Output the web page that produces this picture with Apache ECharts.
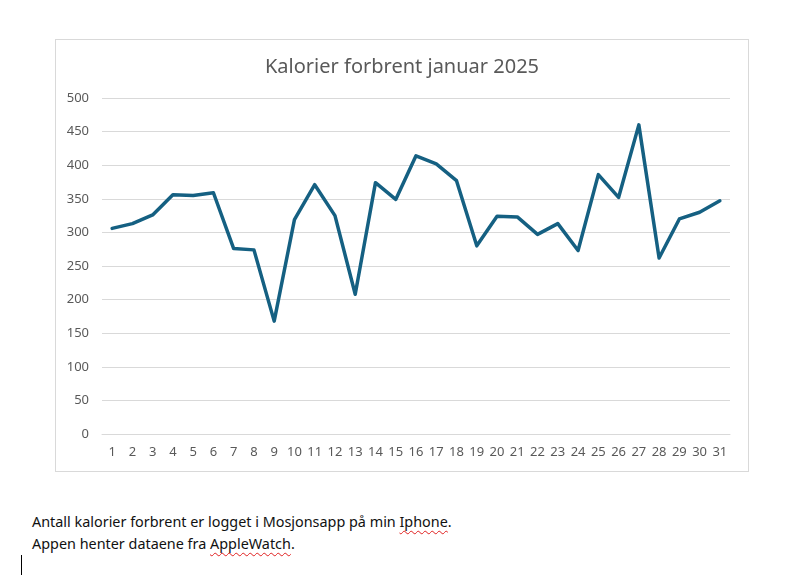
<!DOCTYPE html>
<html>
<head>
<meta charset="utf-8">
<script src="https://cdn.jsdelivr.net/npm/echarts@6/dist/echarts.min.js"></script>
<style>
  body { margin: 0; background: #fff; width: 797px; height: 588px; position: relative; overflow: hidden; font-family: "Noto Sans", sans-serif; }
  #chart { position: absolute; left: 55px; top: 39px; width: 694px; height: 433px; border: 1px solid #d9d9d9; box-sizing: border-box; }
  #note { position: absolute; left: 32px; top: 511px; font-size: 14.4px; line-height: 22px; color: #111; }
  .sp { text-decoration: underline wavy #e02020; text-decoration-thickness: 1px; text-underline-offset: 3px; }
  #cursor { position: absolute; left: 21px; top: 555px; width: 1px; height: 20px; background: #000; }
</style>
</head>
<body>
<div id="chart"></div>
<div id="note">Antall kalorier forbrent er logget i Mosjonsapp på min <span class="sp">Iphone</span>.<br>Appen henter dataene fra <span class="sp">AppleWatch</span>.</div>
<div id="cursor"></div>
<script>
// dager i januar
const days = [];
for (let d = 1; d <= 31; d++) days.push(String(d));

// kalorier per dag (avlest)
const calories = [306, 313, 326, 356, 355, 359, 276, 274, 168, 319,
                  371, 325, 208, 374, 349, 414, 402, 377, 280, 324,
                  323, 297, 313, 273, 386, 352, 460, 262, 320, 330, 347];

const chartTitle = 'Kalorier forbrent januar 2025';

const myChart = echarts.init(document.getElementById('chart'));
const option = {
  animation: false,
  title: {
    text: chartTitle,
    left: 'center',
    top: 12,
    textStyle: { fontFamily: 'Noto Sans', fontSize: 20, fontWeight: 'normal', color: '#595959' }
  },
  grid: { left: 46, right: 18, top: 58, bottom: 37 },
  xAxis: {
    type: 'category',
    data: days,
    boundaryGap: true,
    axisLine: { lineStyle: { color: '#d9d9d9' } },
    axisTick: { show: false },
    axisLabel: { color: '#595959', fontSize: 13, fontFamily: 'Noto Sans', margin: 12, interval: 0 }
  },
  yAxis: {
    type: 'value',
    min: 0,
    max: 500,
    interval: 50,
    axisLine: { show: false },
    axisTick: { show: false },
    axisLabel: { color: '#595959', fontSize: 13, fontFamily: 'Noto Sans', margin: 13 },
    splitLine: { lineStyle: { color: '#d9d9d9', width: 1 } }
  },
  series: [{
    type: 'line',
    data: calories,
    symbol: 'none',
    lineStyle: { color: '#156082', width: 3.5, join: 'round', cap: 'round' }
  }]
};
myChart.setOption(option);
</script>
</body>
</html>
----------------
* [Task statement]:
Repeat the data exactly, excluding the pictures.

* [Task result]:
Output the web page that produces this picture with Apache ECharts.
<!DOCTYPE html>
<html>
<head>
<meta charset="utf-8">
<script src="https://cdn.jsdelivr.net/npm/echarts@6/dist/echarts.min.js"></script>
<style>
  body { margin: 0; background: #fff; width: 797px; height: 588px; position: relative; overflow: hidden; font-family: "Noto Sans", sans-serif; }
  #chart { position: absolute; left: 55px; top: 39px; width: 694px; height: 433px; border: 1px solid #d9d9d9; box-sizing: border-box; }
  #note { position: absolute; left: 32px; top: 511px; font-size: 14.4px; line-height: 22px; color: #111; }
  .sp { text-decoration: underline wavy #e02020; text-decoration-thickness: 1px; text-underline-offset: 3px; }
  #cursor { position: absolute; left: 21px; top: 555px; width: 1px; height: 20px; background: #000; }
</style>
</head>
<body>
<div id="chart"></div>
<div id="note">Antall kalorier forbrent er logget i Mosjonsapp på min <span class="sp">Iphone</span>.<br>Appen henter dataene fra <span class="sp">AppleWatch</span>.</div>
<div id="cursor"></div>
<script>
// dager i januar
const days = [];
for (let d = 1; d <= 31; d++) days.push(String(d));

// kalorier per dag (avlest)
const calories = [306, 313, 326, 356, 355, 359, 276, 274, 168, 319,
                  371, 325, 208, 374, 349, 414, 402, 377, 280, 324,
                  323, 297, 313, 273, 386, 352, 460, 262, 320, 330, 347];

const chartTitle = 'Kalorier forbrent januar 2025';

const myChart = echarts.init(document.getElementById('chart'));
const option = {
  animation: false,
  title: {
    text: chartTitle,
    left: 'center',
    top: 12,
    textStyle: { fontFamily: 'Noto Sans', fontSize: 20, fontWeight: 'normal', color: '#595959' }
  },
  grid: { left: 46, right: 18, top: 58, bottom: 37 },
  xAxis: {
    type: 'category',
    data: days,
    boundaryGap: true,
    axisLine: { lineStyle: { color: '#d9d9d9' } },
    axisTick: { show: false },
    axisLabel: { color: '#595959', fontSize: 13, fontFamily: 'Noto Sans', margin: 12, interval: 0 }
  },
  yAxis: {
    type: 'value',
    min: 0,
    max: 500,
    interval: 50,
    axisLine: { show: false },
    axisTick: { show: false },
    axisLabel: { color: '#595959', fontSize: 13, fontFamily: 'Noto Sans', margin: 13 },
    splitLine: { lineStyle: { color: '#d9d9d9', width: 1 } }
  },
  series: [{
    type: 'line',
    data: calories,
    symbol: 'none',
    lineStyle: { color: '#156082', width: 3.5, join: 'round', cap: 'round' }
  }]
};
myChart.setOption(option);
</script>
</body>
</html>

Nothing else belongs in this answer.